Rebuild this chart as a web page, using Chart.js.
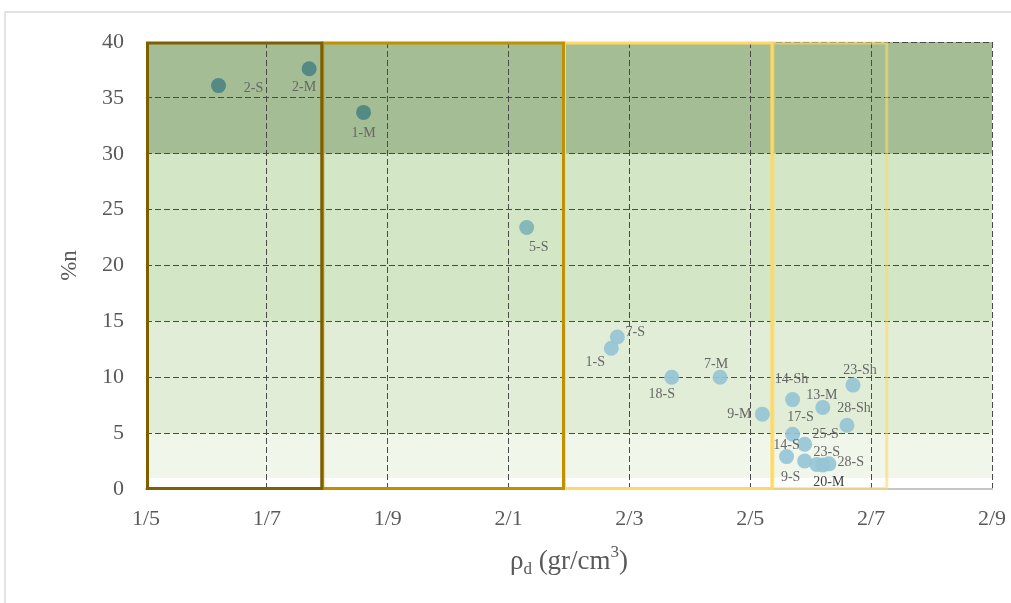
<!DOCTYPE html>
<html>
<head>
<meta charset="utf-8">
<script src="https://cdn.jsdelivr.net/npm/chart.js@4.4.0/dist/chart.umd.min.js"></script>
<style>
  html, body { margin: 0; padding: 0; background: #fff; }
  #wrap { position: relative; width: 1011px; height: 603px; overflow: hidden; }
  #frame { position: absolute; left: 4px; top: 11px; width: 1100px; height: 700px;
           border: 2px solid #e3e3e3; box-sizing: border-box; }
  #chart { position: absolute; left: 0; top: 0; }
</style>
</head>
<body>
<div id="wrap">
  <div id="frame"></div>
  <canvas id="chart" width="1011" height="603"></canvas>
</div>
<script>
"use strict";

// samples with high porosity
const darkNames = ["2-S", "2-M", "1-M"];
const darkX = [1.62, 1.77, 1.86];
const darkY = [36.1, 37.6, 33.7];

const midNames = ["5-S"];
const midX = [2.13];
const midY = [23.4];

const lightNames = ["7-S", "1-S", "18-S", "7-M", "9-M", "14-Sh", "13-M", "23-Sh",
  "28-Sh", "17-S", "25-S", "14-S", "9-S", "23-S", "20-M", "28-S"];
const lightX = [2.28, 2.27, 2.37, 2.45, 2.52, 2.57, 2.62, 2.67,
  2.66, 2.57, 2.59, 2.56, 2.59, 2.61, 2.62, 2.63];
const lightY = [13.6, 12.6, 10.0, 10.0, 6.7, 8.0, 7.3, 9.3,
  5.7, 4.9, 4.0, 2.9, 2.5, 2.2, 2.15, 2.25];

const xTicks = [1.5, 1.7, 1.9, 2.1, 2.3, 2.5, 2.7, 2.9];
const xTickLabels = ["1/5", "1/7", "1/9", "2/1", "2/3", "2/5", "2/7", "2/9"];
const yTicks = [0, 5, 10, 15, 20, 25, 30, 35, 40];

// porosity bands and density zones
const bandEdges = [1, 5, 15, 30, 40];
const bandColors = ["#f0f6ea", "#e1edd6", "#d3e6c6", "#a5bd95"];
const zoneEdges = [1.5, 1.79, 2.19, 2.535, 2.725];
const zoneColors = ["#7f6000", "#bf9000", "#ffd966", "rgba(255,217,102,0.6)"];

// label offsets in px, same order as the names
const darkOffsets = [[35, 3], [-5, 19], [0, 21]];
const midOffsets = [[12, 20]];
const lightOffsets = [[18, -5], [-16, 14], [-10, 17], [-4, -13], [-23, 0], [-1, -20],
  [-1, -12], [7, -15], [7, -17], [8, -17], [21, -10], [0, -11], [-14, 16], [10, -12],
  [6, 17], [22, -2]];

const SERIF = '"Liberation Serif", "Times New Roman", serif';
const GREY = "#595959";

function toPoints(xs, ys) {
  return xs.map((v, i) => ({ x: v, y: ys[i] }));
}

const backdrop = {
  id: "backdrop",
  beforeDraw(chart) {
    const { ctx, chartArea: a, scales: { y } } = chart;
    ctx.save();
    for (let i = 0; i < bandColors.length; i++) {
      const top = y.getPixelForValue(bandEdges[i + 1]);
      const bot = y.getPixelForValue(bandEdges[i]);
      ctx.fillStyle = bandColors[i];
      ctx.fillRect(a.left, top, a.right - a.left, bot - top);
    }
    ctx.restore();
  },
  beforeDatasetsDraw(chart) {
    const { ctx, scales: { x, y } } = chart;
    const t = y.getPixelForValue(40);
    const b = y.getPixelForValue(0);
    ctx.save();
    ctx.lineWidth = 3;
    for (let i = zoneColors.length - 1; i >= 0; i--) {
      const l = x.getPixelForValue(zoneEdges[i]);
      const r = x.getPixelForValue(zoneEdges[i + 1]);
      ctx.strokeStyle = zoneColors[i];
      ctx.strokeRect(l + 1.5, t + 1, r - l - 1, b - t - 1.5);
    }
    ctx.restore();
  },
  afterDatasetsDraw(chart) {
    const { ctx } = chart;
    const groups = [
      [darkNames, darkOffsets],
      [midNames, midOffsets],
      [lightNames, lightOffsets],
    ];
    ctx.save();
    ctx.font = "14px " + SERIF;
    ctx.textAlign = "center";
    ctx.textBaseline = "middle";
    groups.forEach(([names, offs], di) => {
      const meta = chart.getDatasetMeta(di);
      meta.data.forEach((pt, i) => {
        ctx.fillStyle = names[i] === "20-M" ? "#404040" : "#666666";
        ctx.fillText(names[i], pt.x + offs[i][0], pt.y + offs[i][1]);
      });
    });
    ctx.restore();
  },
  afterDraw(chart) {
    const { ctx, chartArea: a } = chart;
    ctx.save();
    ctx.fillStyle = GREY;
    // y title
    ctx.font = "23px " + SERIF;
    ctx.translate(70, (a.top + a.bottom) / 2);
    ctx.rotate(-Math.PI / 2);
    ctx.textAlign = "center";
    ctx.textBaseline = "middle";
    ctx.fillText("%n", 0, 0);
    ctx.restore();

    // x title: rho_d (gr/cm^3)
    ctx.save();
    ctx.fillStyle = GREY;
    ctx.textBaseline = "alphabetic";
    ctx.textAlign = "left";
    const big = "27px " + SERIF;
    const small = "17px " + SERIF;
    const parts = [
      ["\u03c1", big, 0],
      ["d", small, 5],
      [" (gr/cm", big, 0],
      ["3", small, -12],
      [")", big, 0],
    ];
    let w = 0;
    parts.forEach(([s, f]) => { ctx.font = f; w += ctx.measureText(s).width; });
    let cx = (a.left + a.right) / 2 - w / 2;
    const base = 569;
    parts.forEach(([s, f, dy]) => {
      ctx.font = f;
      ctx.fillText(s, cx, base + dy);
      cx += ctx.measureText(s).width;
    });
    ctx.restore();
  },
};

const chart = new Chart(document.getElementById("chart"), {
  type: "scatter",
  data: {
    datasets: [
      { data: toPoints(darkX, darkY), backgroundColor: "#548a84" },
      { data: toPoints(midX, midY), backgroundColor: "#86b8ba" },
      { data: toPoints(lightX, lightY), backgroundColor: "rgba(150,196,214,0.92)" },
    ],
  },
  options: {
    responsive: false,
    animation: false,
    events: [],
    elements: { point: { radius: 7.5, borderWidth: 0, hoverRadius: 7.5 } },
    layout: { padding: { top: 42, right: 19, left: 0, bottom: 0 } },
    plugins: { legend: { display: false }, tooltip: { enabled: false } },
    scales: {
      x: {
        type: "linear",
        min: 1.5,
        max: 2.9,
        afterBuildTicks: (s) => { s.ticks = xTicks.map((v) => ({ value: v })); },
        afterFit: (s) => { s.height = 114; s.paddingLeft = 0; s.paddingRight = 0; },
        ticks: {
          padding: 17,
          color: GREY,
          font: { family: SERIF, size: 22 },
          maxRotation: 0,
          callback: (v, i) => xTickLabels[i],
        },
        grid: { color: "#4a4a4a", lineWidth: 1, drawTicks: false },
        border: { display: true, color: "#c6c6c6", width: 2, dash: [6, 3] },
      },
      y: {
        type: "linear",
        min: 0,
        max: 40,
        afterBuildTicks: (s) => { s.ticks = yTicks.map((v) => ({ value: v })); },
        afterFit: (s) => { s.width = 146; s.paddingTop = 0; s.paddingBottom = 0; },
        ticks: {
          padding: 22,
          color: GREY,
          font: { family: SERIF, size: 22 },
        },
        grid: { color: "#4a4a4a", lineWidth: 1, drawTicks: false },
        border: { display: false, dash: [6, 3] },
      },
    },
  },
  plugins: [backdrop],
});
</script>
</body>
</html>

####################

Copy exactly the lines running from the beginning of the listing through the line that has "30, 35, 40];". Drop the pictures.

Rebuild this chart as a web page, using Chart.js.
<!DOCTYPE html>
<html>
<head>
<meta charset="utf-8">
<script src="https://cdn.jsdelivr.net/npm/chart.js@4.4.0/dist/chart.umd.min.js"></script>
<style>
  html, body { margin: 0; padding: 0; background: #fff; }
  #wrap { position: relative; width: 1011px; height: 603px; overflow: hidden; }
  #frame { position: absolute; left: 4px; top: 11px; width: 1100px; height: 700px;
           border: 2px solid #e3e3e3; box-sizing: border-box; }
  #chart { position: absolute; left: 0; top: 0; }
</style>
</head>
<body>
<div id="wrap">
  <div id="frame"></div>
  <canvas id="chart" width="1011" height="603"></canvas>
</div>
<script>
"use strict";

// samples with high porosity
const darkNames = ["2-S", "2-M", "1-M"];
const darkX = [1.62, 1.77, 1.86];
const darkY = [36.1, 37.6, 33.7];

const midNames = ["5-S"];
const midX = [2.13];
const midY = [23.4];

const lightNames = ["7-S", "1-S", "18-S", "7-M", "9-M", "14-Sh", "13-M", "23-Sh",
  "28-Sh", "17-S", "25-S", "14-S", "9-S", "23-S", "20-M", "28-S"];
const lightX = [2.28, 2.27, 2.37, 2.45, 2.52, 2.57, 2.62, 2.67,
  2.66, 2.57, 2.59, 2.56, 2.59, 2.61, 2.62, 2.63];
const lightY = [13.6, 12.6, 10.0, 10.0, 6.7, 8.0, 7.3, 9.3,
  5.7, 4.9, 4.0, 2.9, 2.5, 2.2, 2.15, 2.25];

const xTicks = [1.5, 1.7, 1.9, 2.1, 2.3, 2.5, 2.7, 2.9];
const xTickLabels = ["1/5", "1/7", "1/9", "2/1", "2/3", "2/5", "2/7", "2/9"];
const yTicks = [0, 5, 10, 15, 20, 25, 30, 35, 40];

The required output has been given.